If the CBD reforms work as they should, this could prevent up to three million tonnes of waste from being disposed of illegally, saving hundreds of millions of pounds in tax fraud. We hope these regulations will also close existing loopholes to help tackle illegal waste shipments of waste. Given that any UK movement of waste to ports for overseas shipping will likely be captured by the CBD reforms, it makes sense to extend the regulation when it comes to the export process too.

For the energy-from-waste (EfW) sector, decarbonisation is now front-of-mind and this is set to intensify with Germany’s new CO2 tax on energy recovery. The levy, which will be imposed on emissions from incinerators, will eventually be rolled out across Europe as part of the Emissions Trading Scheme (ETS), but in the short-term we expect RDF waste flow dynamics to change as the market responds to this new development.

We anticipate more waste will be initially diverted to regions outside of Germany, but at some point supply and demand will balance out as the tax is introduced across more European regions and eventually the UK. With this new focus on CO2 emissions, there will be a renewed impetus to find cost-effective solutions that not only divert waste from landfill, but cut carbon too. Expect more clarity on the finer details of the ETS policy, particularly for the UK, as the year unfolds.

The impact of CO2 taxes, along with lower offtake revenue due to falling wholesale electricity prices, will inevitably push up gate fees at EfW plants across both the UK and Europe. These price rises may take time to filter through to the market, but it will be a European-wide effect. We would hope any price rise is sensibly costed and phased in appropriately and we are already working with our customers to manage these impacts to avoid disruption as much as possible.

Lack of infrastructure in the UK remains a key issue and this could heighten given ongoing operational challenges with gasification plants in terms of availability for residual waste treatment. Ultimately, we may see one or two gasification sites close over the coming 12 months. Meanwhile, the development of new EfW projects is slowing with only two facilities achieving financial close in 2023. We expect this trend to continue with maybe only five or six more plants reaching financial close by 2025 as high interest rates and security concerns around feedstock supply continue to bite.
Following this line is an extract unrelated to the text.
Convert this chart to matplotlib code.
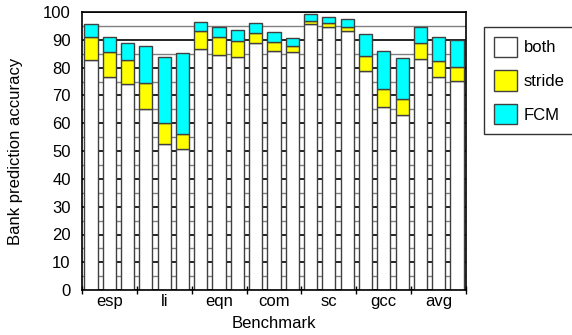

In fact, the UK may be heading into its last phase of EfW development for the foreseeable future. Competition for waste feedstock is growing, particularly as demand for sustainable aviation fuel (SAF) takes off, with government funding earmarked for various SAF development projects. However greater scrutiny needs to be applied on what types of waste are most suitable for SAF, and also the cost benefits of these.

We would argue that residual waste already has a great home to go to in the form of RDF to supply highly efficient EfW plants that can generate both heat and power, serving real community need. Both the economics and sustainability stack up for RDF and because of this, we expect the RDF market – which finished strong at the end of 2023 – will continue to expand further, with even larger volumes exported from the UK into Europe in the coming months. Certainly at Andusia, we are already on track for an even better and more successful 2024.